When people ask how I ended up studying tidal marshes in California, I usually say that I wanted to translate my aquatic research experience to a marine environment, and I wanted to move to California.  That’s true.  There were also very few graduate programs still accepting applications when I decided “Oh yeah, I should do that.”  I have never been luckier than when I emailed Dr. Christine Whitcraft and asked if she had a place for a Master’s Student that fall.  What seemed like a very short amount of time later, I was moving all my belongings over 2,000 miles away from the place I had spent my entire life.  But I loved it.  My MS experience was challenging, there were absolutly times I hated it, but I mostly remember having so much fun!  Having a young, female mentor and a lab full of aspiring (almost entirely) female ecologists was so inspiring.  
Evidence 3:  The women of the Wetland Ecology Lab.  Class, class, class.

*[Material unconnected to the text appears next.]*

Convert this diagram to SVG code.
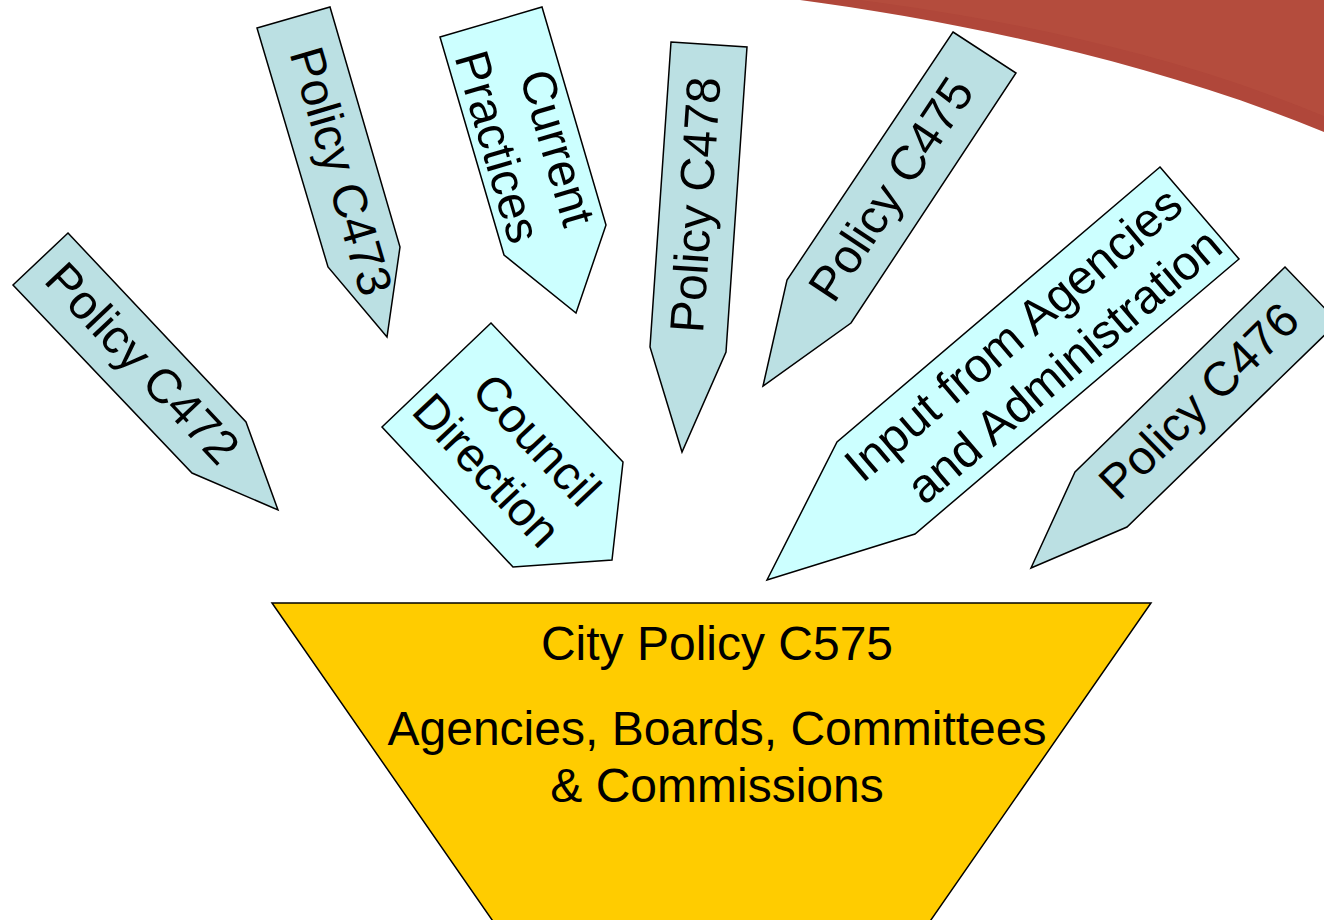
<svg xmlns="http://www.w3.org/2000/svg" width="1324" height="920" viewBox="0 0 1324 920">
<style>
.sh{stroke:#000;stroke-width:1.5;stroke-linejoin:miter}
.pol{fill:#bbe0e3}
.cy{fill:#ccffff}
.gold{fill:#ffcc00}
.t{font-family:"Liberation Sans",Arial,Helvetica,sans-serif;font-size:48px;fill:#000;text-anchor:middle}
</style>
<rect width="1324" height="920" fill="#fff"/>
<g id="backdrop">
<path d="M800,0 C950,20 1150,60 1324,132 L1324,0 Z" fill="#b0473a"/>
<path d="M860,0 C1000,18 1170,52 1324,116 L1324,0 Z" fill="#b8503f" opacity="0.6"/>
</g>
<g id="connectors"/>
<g id="policy-c472">
<polygon class="sh pol" points="68,233 246,422 278,510 192,473 13,285"/>
<text class="t" transform="translate(130.6,374.5) rotate(46.56)">Policy C472</text>
</g>
<g id="policy-c473">
<polygon class="sh pol" points="257,28 330,7 400,247 387,337 328,267"/>
<text class="t" transform="translate(325.5,175.8) rotate(73.6)">Policy C473</text>
</g>
<g id="current-practices">
<polygon class="sh cy" points="440,37 542,7 606,225 576,313 504,255"/>
<text class="t" transform="translate(541.8,152.3) rotate(73.64)">Current</text>
<text class="t" transform="translate(482.1,151.4) rotate(73.64)">Practices</text>
</g>
<g id="policy-c478">
<polygon class="sh pol" points="671,42 747,47 726,352 682,452 650,347"/>
<text class="t" transform="translate(711.9,206) rotate(-86.06)">Policy C478</text>
</g>
<g id="policy-c475">
<polygon class="sh pol" points="953,32 1016,73 851,323 763,386 787,280"/>
<text class="t" transform="translate(904.6,198.1) rotate(-56.4)">Policy C475</text>
</g>
<g id="council-direction">
<polygon class="sh cy" points="491,323 623,462 612,560 513,567 382,427"/>
<text class="t" transform="translate(524.6,451.1) rotate(46.7)">Council</text>
<text class="t" transform="translate(474.9,481.5) rotate(46.7)">Direction</text>
</g>
<g id="input-agencies">
<polygon class="sh cy" points="1160,167 1239,259 915,534 767,580 837,442"/>
<text class="t" transform="translate(1023.9,346.6) rotate(-40.4)">Input from Agencies</text>
<text class="t" transform="translate(1074.6,378.3) rotate(-40.4)">and Administration</text>
</g>
<g id="policy-c476">
<polygon class="sh pol" points="1285,267 1338,322 1127,527 1031,568 1075,472"/>
<text class="t" transform="translate(1210.3,412.6) rotate(-44.25)">Policy C476</text>
</g>
<g id="city-policy-c575">
<polygon class="sh gold" points="272,603 1151,603 917,940 506,940"/>
<text class="t" x="717" y="660">City Policy C575</text>
<text class="t" x="717" y="745">Agencies, Boards, Committees</text>
<text class="t" x="717" y="802">&amp; Commissions</text>
</g>
</svg>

For me, getting my MS ended up as a way to get more experience so that I could go into my PhD program prepared.  I think I really lucked out that I ran out of time to apply for PhD positions in 2009; I don’t think I would have made it if I’d even been accepted.  But, post-MS, I felt prepared and excited.  Choosing a PhD program was difficult and simple all at the same time.  UC Davis was my top choice because it kept my partner and I in California and the program seem to suit my personality and career goals.  I cast a wide net, but ended up moving up the California coast to start my PhD right after finishing my MS.  

Which leads me to…here, where I am now.  I’ve been in school from the time I turned 5, I’ve always known what I wanted to be, and when I was 19, someone finally put a name to that ideal.  Ecologist.  Of the three stories you will read this week, mine is probably the most boring.  I wanted to be an ecologist, someone told me I should get a PhD in ecology to be and ecologist, and now I’m doing that.  

I won’t say there haven’t been times when I thought about quitting (my first field season for my PhD was very, very rough) or instances where I’ve let my personal life and relationships lead my career decisions (there is a long list of schools I didn’t even apply to because the locations didn’t work my partner).  However, I’ve always had a very strong idea of what my goal was.  Recently, I’ve come to realize that my degree goal isn’t actually an endgame.  There are so many ways to “be an ecologist,” and I’m currently giving a lot of thought to how, where, and why, I want to practice my science.  I’m excited for my very linear life trajectory to get a little more twisty in the years to come.         
Exactly how I remember my first year of getting paid to do ecology.  2006.